One is for 110v here in the USA and switched it goes to 220v, already built into the desktop machine. Even this IMac has the the 2 way switch one way for 110v flip the switch and it goes to 220v.


----------



## Prickle (May 9, 2009)

So there's a switch on the computer itself? Hmm...

If there is a switch, then all I would need is an adapter for the plug?


----------



## crispin (Jun 30, 2010)

Prickle said:


> So there's a switch on the computer itself? Hmm...
> 
> If there is a switch, then all I would need is an adapter for the plug?



not for the computer, just an US style cord. It will plug right into the back of the computer power supply.

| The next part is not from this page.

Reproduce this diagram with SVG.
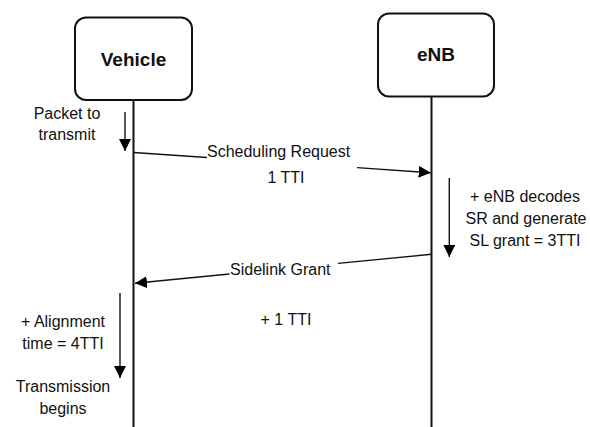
<svg xmlns="http://www.w3.org/2000/svg" width="590" height="427" viewBox="0 0 590 427">
<defs>
<marker id="ah" viewBox="0 0 12 12" refX="12" refY="6" markerWidth="12" markerHeight="12" markerUnits="userSpaceOnUse" orient="auto">
<path d="M0,0 L12,6 L0,12 Z" fill="#000"/>
</marker>
</defs>
<style>
.box{fill:#fff;stroke:#111;stroke-width:2}
.life{stroke:#111;stroke-width:2;fill:none}
.ln{stroke:#111;stroke-width:1.4;fill:none}
.t{font-family:"Liberation Sans",Arial,sans-serif;font-size:16px;fill:#111}
.b{font-family:"Liberation Sans",Arial,sans-serif;font-size:19px;font-weight:bold;fill:#111}
.m{text-anchor:middle}
</style>
<rect width="590" height="427" fill="#fff"/>
<g id="vehicle">
<rect class="box" x="75" y="17.5" width="117" height="82.5" rx="11"/>
<text class="b m" x="133.5" y="65.5">Vehicle</text>
</g>
<g id="enb">
<rect class="box" x="378" y="13.5" width="116" height="83" rx="11"/>
<text class="b m" x="436" y="61">eNB</text>
</g>
<g id="connectors">
<line class="life" x1="133.5" y1="100" x2="133.5" y2="427"/>
<line class="life" x1="431.5" y1="96.5" x2="431.5" y2="427"/>
<line class="ln" x1="125" y1="112" x2="125" y2="151" marker-end="url(#ah)"/>
<path class="ln" d="M133.5,152.5 L207,157.5"/>
<path class="ln" d="M357,167.6 L430.7,172.7" marker-end="url(#ah)"/>
<line class="ln" x1="449.3" y1="178" x2="449.3" y2="257" marker-end="url(#ah)"/>
<path class="ln" d="M431.5,254.3 L338,263.4"/>
<path class="ln" d="M229.5,274 L135,283.3" marker-end="url(#ah)"/>
<line class="ln" x1="120" y1="293" x2="120" y2="378" marker-end="url(#ah)"/>
</g>
<g id="labels">
<text class="t m" x="67" y="119">Packet to</text>
<text class="t m" x="67" y="140">transmit</text>
<text class="t" x="207" y="157">Scheduling Request</text>
<text class="t m" x="286" y="183">1 TTI</text>
<text class="t m" x="525" y="202">+ eNB decodes</text>
<text class="t m" x="526" y="224">SR and generate</text>
<text class="t m" x="525" y="246">SL grant = 3TTI</text>
<text class="t" x="230" y="275">Sidelink Grant</text>
<text class="t m" x="286" y="325">+ 1 TTI</text>
<text class="t m" x="63" y="327">+ Alignment</text>
<text class="t m" x="63" y="349">time = 4TTI</text>
<text class="t m" x="63" y="392">Transmission</text>
<text class="t m" x="63" y="414">begins</text>
</g>
</svg>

The monitor will need a voltage converter however


----------



## arabian knight (Dec 19, 2005)

Prickle said:


> So there's a switch on the computer itself? Hmm...
> *
> Yes you may have to look very closely for it.
> As it may even be just behind where the cord plugs into the back of the desktop.
> ...


 * But for the monitor you will need a power convertor though as the post above mentioned.*


----------



## Prickle (May 9, 2009)

Gotcha.... as I was working through it in my head how to plug everything in it seemed like the monitor would still need the converter. Thank you for confirming.

I think I have an extra US style cord for the computer she can use.

Thank you, this has been very helpful.


----------



## Prickle (May 9, 2009)

The switch was under a sticker. I switched it over to 115v, changed the cord to US style, plugged it in, turned it on (or tried to) ... and nada. 

I wonder if the computer was damaged in transit.


----------